Currents - Data processing delayed – Incident details

Data processing delayed

Resolved
Partial outage
Started about 2 months agoLasted about 5 hours

Affected

Data Pipeline

Partial outage from 1:00 PM to 5:47 PM

Updates
  • Resolved
    Resolved

    This incident has been resolved

    All systems are operational.

    Impact Assessment

    • customers run results were significantly delayed for ~5 hours

    • the delays caused other issues with services that expected the results like webhook and integrations.

    Root cause analysis

    At ~8:20pm PST (3:20am UTC) we had an internal cleanup task run that removed old docker images used to deploy our data processing service. An oversight in how this was configured vs our processes resulted in the currently deployed service's docker image being removed.

    Between ~4:00am PST (11:00am UTC) and ~9:00am PST (4pm UTC) the system was not able to successfully take any scaling action while it tried to deploy the deleted image. There were still a small number of instances still running and processing tasks, but not enough to deal with the load.

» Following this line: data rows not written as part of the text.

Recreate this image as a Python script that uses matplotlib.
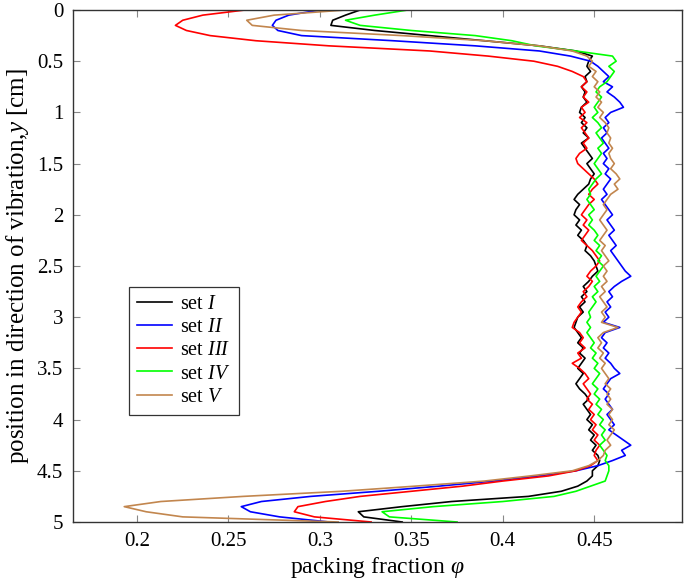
import numpy as np
import matplotlib
matplotlib.use("Agg")
import matplotlib.pyplot as plt

# position along the vibration direction [cm], one value every 0.05 cm
y_pos = np.round(np.arange(0, 101) * 0.05, 2)

phi_set1 = [
    0.322, 0.314, 0.307, 0.306, 0.330, 0.360, 0.390, 0.420, 0.440, 0.449,
    0.447, 0.446, 0.448, 0.445, 0.446, 0.443, 0.445, 0.444, 0.446, 0.443,
    0.442, 0.445, 0.443, 0.446, 0.444, 0.447, 0.443, 0.445, 0.447, 0.449,
    0.446, 0.448, 0.450, 0.448, 0.447, 0.444, 0.441, 0.439, 0.442, 0.440,
    0.439, 0.442, 0.440, 0.443, 0.441, 0.444, 0.446, 0.445, 0.448, 0.450,
    0.451, 0.452, 0.449, 0.447, 0.444, 0.446, 0.443, 0.445, 0.442, 0.444,
    0.441, 0.440, 0.439, 0.441, 0.443, 0.441, 0.444, 0.442, 0.445, 0.443,
    0.441, 0.444, 0.442, 0.440, 0.442, 0.445, 0.447, 0.444, 0.446, 0.448,
    0.446, 0.449, 0.447, 0.450, 0.448, 0.451, 0.449, 0.452, 0.453, 0.452,
    0.449, 0.449, 0.446, 0.441, 0.432, 0.414, 0.372, 0.345, 0.321, 0.324,
    0.345,
]
phi_set2 = [
    0.300, 0.283, 0.276, 0.274, 0.277, 0.290, 0.340, 0.385, 0.420, 0.437,
    0.448, 0.452, 0.455, 0.458, 0.455, 0.460, 0.457, 0.461, 0.464, 0.466,
    0.459, 0.456, 0.458, 0.455, 0.457, 0.454, 0.456, 0.458, 0.455, 0.457,
    0.455, 0.458, 0.456, 0.459, 0.457, 0.455, 0.457, 0.454, 0.456, 0.458,
    0.460, 0.457, 0.459, 0.461, 0.458, 0.460, 0.462, 0.459, 0.461, 0.463,
    0.465, 0.467, 0.470, 0.465, 0.461, 0.458, 0.460, 0.457, 0.459, 0.456,
    0.458, 0.455, 0.464, 0.456, 0.454, 0.457, 0.455, 0.458, 0.456, 0.459,
    0.461, 0.464, 0.459, 0.457, 0.455, 0.458, 0.456, 0.458, 0.460, 0.457,
    0.459, 0.461, 0.458, 0.462, 0.466, 0.470, 0.465, 0.467, 0.460, 0.452,
    0.440, 0.420, 0.395, 0.365, 0.332, 0.295, 0.268, 0.257, 0.262, 0.278,
    0.305,
]
phi_set3 = [
    0.259, 0.236, 0.225, 0.221, 0.227, 0.240, 0.265, 0.305, 0.360, 0.392,
    0.417, 0.430, 0.438, 0.444, 0.446, 0.443, 0.446, 0.444, 0.447, 0.443,
    0.445, 0.442, 0.446, 0.443, 0.445, 0.447, 0.444, 0.446, 0.442, 0.440,
    0.441, 0.444, 0.447, 0.450, 0.452, 0.449, 0.447, 0.450, 0.447, 0.445,
    0.443, 0.446, 0.444, 0.447, 0.445, 0.443, 0.446, 0.449, 0.451, 0.453,
    0.451, 0.448, 0.446, 0.449, 0.447, 0.444, 0.446, 0.443, 0.441, 0.443,
    0.441, 0.439, 0.438, 0.442, 0.444, 0.442, 0.445, 0.441, 0.443, 0.438,
    0.442, 0.445, 0.447, 0.444, 0.446, 0.448, 0.446, 0.449, 0.447, 0.450,
    0.448, 0.451, 0.449, 0.452, 0.450, 0.453, 0.451, 0.450, 0.452, 0.448,
    0.440, 0.425, 0.400, 0.378, 0.350, 0.322, 0.303, 0.288, 0.286, 0.297,
    0.328,
]
phi_set4 = [
    0.348, 0.330, 0.314, 0.322, 0.350, 0.385, 0.405, 0.418, 0.440, 0.460,
    0.462, 0.458, 0.461, 0.459, 0.457, 0.453, 0.451, 0.454, 0.452, 0.450,
    0.452, 0.449, 0.452, 0.454, 0.451, 0.453, 0.455, 0.452, 0.454, 0.452,
    0.450, 0.452, 0.454, 0.451, 0.449, 0.447, 0.448, 0.446, 0.448, 0.450,
    0.447, 0.449, 0.447, 0.450, 0.452, 0.450, 0.453, 0.451, 0.454, 0.452,
    0.455, 0.453, 0.451, 0.453, 0.450, 0.452, 0.449, 0.451, 0.449, 0.447,
    0.448, 0.446, 0.448, 0.446, 0.448, 0.450, 0.448, 0.451, 0.449, 0.452,
    0.450, 0.453, 0.451, 0.449, 0.452, 0.450, 0.453, 0.451, 0.454, 0.452,
    0.455, 0.453, 0.456, 0.454, 0.456, 0.453, 0.455, 0.457, 0.456, 0.458,
    0.458, 0.457, 0.456, 0.448, 0.440, 0.428, 0.400, 0.362, 0.334, 0.338,
    0.375,
]
phi_set5 = [
    0.314, 0.275, 0.260, 0.263, 0.290, 0.345, 0.390, 0.420, 0.438, 0.446,
    0.449, 0.447, 0.451, 0.449, 0.452, 0.450, 0.453, 0.451, 0.454, 0.452,
    0.455, 0.453, 0.456, 0.458, 0.457, 0.459, 0.458, 0.460, 0.458, 0.459,
    0.461, 0.459, 0.462, 0.464, 0.461, 0.463, 0.459, 0.457, 0.455, 0.457,
    0.455, 0.453, 0.455, 0.457, 0.455, 0.453, 0.456, 0.454, 0.456, 0.458,
    0.455, 0.457, 0.455, 0.457, 0.454, 0.456, 0.453, 0.455, 0.457, 0.454,
    0.456, 0.454, 0.463, 0.455, 0.452, 0.454, 0.452, 0.455, 0.453, 0.456,
    0.454, 0.456, 0.458, 0.456, 0.459, 0.457, 0.459, 0.457, 0.460, 0.458,
    0.460, 0.458, 0.461, 0.459, 0.457, 0.459, 0.456, 0.455, 0.452, 0.447,
    0.438, 0.415, 0.390, 0.352, 0.312, 0.258, 0.213, 0.193, 0.205, 0.225,
    0.310,
]

series = [
    ("set $I$", phi_set1, "black"),
    ("set $II$", phi_set2, "#0000ff"),
    ("set $III$", phi_set3, "#ff0000"),
    ("set $IV$", phi_set4, "#00ff00"),
    ("set $V$", phi_set5, "#c2864e"),
]

plt.rcParams["font.family"] = ["Liberation Serif", "DejaVu Serif"]
plt.rcParams["mathtext.fontset"] = "custom"
plt.rcParams["mathtext.rm"] = "Liberation Serif"
plt.rcParams["mathtext.it"] = "Liberation Serif:italic"

fig = plt.figure(figsize=(6.85, 5.82), dpi=100)
ax = fig.add_axes([0.1066, 0.1031, 0.8890, 0.8797])

for label, phi, color in series:
    ax.plot(phi, y_pos, color=color, lw=1.2, label=label)

ax.set_xlim(0.165, 0.498)
ax.set_ylim(5, 0)
ax.set_xticks([0.2, 0.25, 0.3, 0.35, 0.4, 0.45])
ax.set_xticklabels(["0.2", "0.25", "0.3", "0.35", "0.4", "0.45"])
ax.set_yticks(np.arange(0, 5.01, 0.5))
ax.set_yticklabels([f"{v:g}" for v in np.arange(0, 5.01, 0.5)])
ax.tick_params(direction="in", top=True, right=True, length=5, width=0.8,
               color="#888888", labelsize=15, pad=7)
for sp in ax.spines.values():
    sp.set_color("#333333")
    sp.set_linewidth(1.0)

ax.set_xlabel(r"packing fraction $\varphi$", fontsize=17, labelpad=3)
ax.set_ylabel(r"position in direction of vibration,$y$ [cm]", fontsize=18, labelpad=4)

leg = ax.legend(loc="upper left", bbox_to_anchor=(0.092, 0.459), borderaxespad=0,
                fancybox=False, edgecolor="black", fontsize=14.5, handlelength=1.75,
                labelspacing=0.2, borderpad=0.4, handletextpad=0.4)
leg.get_frame().set_linewidth(0.9)

fig.savefig("out.png", dpi=100)
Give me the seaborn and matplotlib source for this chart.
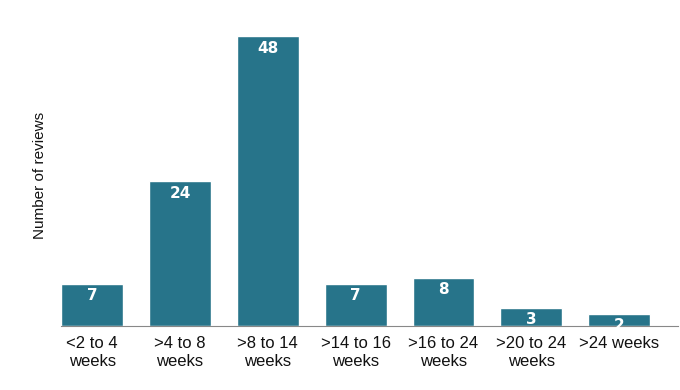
import matplotlib
matplotlib.use("Agg")
import matplotlib.pyplot as plt
import seaborn as sns
import pandas as pd

categories = ["<2 to 4\nweeks", ">4 to 8\nweeks", ">8 to 14\nweeks", ">14 to 16\nweeks",
              ">16 to 24\nweeks", ">20 to 24\nweeks", ">24 weeks"]
reviews = [7, 24, 48, 7, 8, 3, 2]

sns.set_style("white")
plt.rcParams['font.family'] = ['Liberation Sans', 'DejaVu Sans']

df = pd.DataFrame({"cat": categories, "n": reviews})

fig = plt.figure(figsize=(6.8, 3.9), dpi=100)
ax = fig.add_axes([61 / 680, 64 / 390, 617 / 680, 302 / 390])
sns.barplot(data=df, x="cat", y="n", color="#27748a", saturation=1, width=0.705, ax=ax)

# value labels inside the bars, just under the top
for i, v in enumerate(reviews):
    ax.text(i, v - 0.75, str(v), ha="center", va="top", color="white",
            fontsize=11, fontweight="bold", family="DejaVu Sans")

ax.set_xlim(-0.355, 6.67)
ax.set_ylim(0, 50)
sns.despine(ax=ax, left=True, top=True, right=True)
ax.spines["bottom"].set_color("#888888")
ax.spines["bottom"].set_linewidth(0.8)
ax.set_yticks([])
ax.tick_params(axis="x", length=0, labelsize=12, pad=7, labelcolor="#111111")
ax.set_xlabel("")
ax.set_ylabel("Number of reviews", fontsize=11, labelpad=10, color="#111111")
for lbl in ax.get_xticklabels():
    lbl.set_linespacing(1.3)

fig.savefig("out.png", dpi=100)
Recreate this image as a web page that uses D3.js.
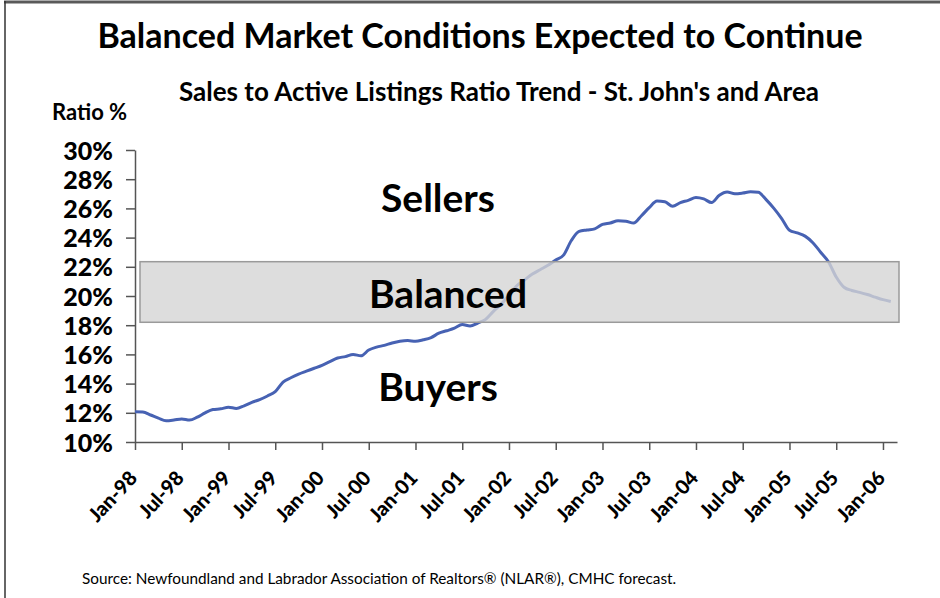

    Once we re-deployed a newer image, we were able to quickly recover to normal operating status.

  • Monitoring
    Monitoring

    The service is now recovered, we are monitoring for additional errors.

    We experienced a scaling issue with our data processing service. This is resulting in run results and run start handling being delayed. Some delays may have resulted in failure to record runs.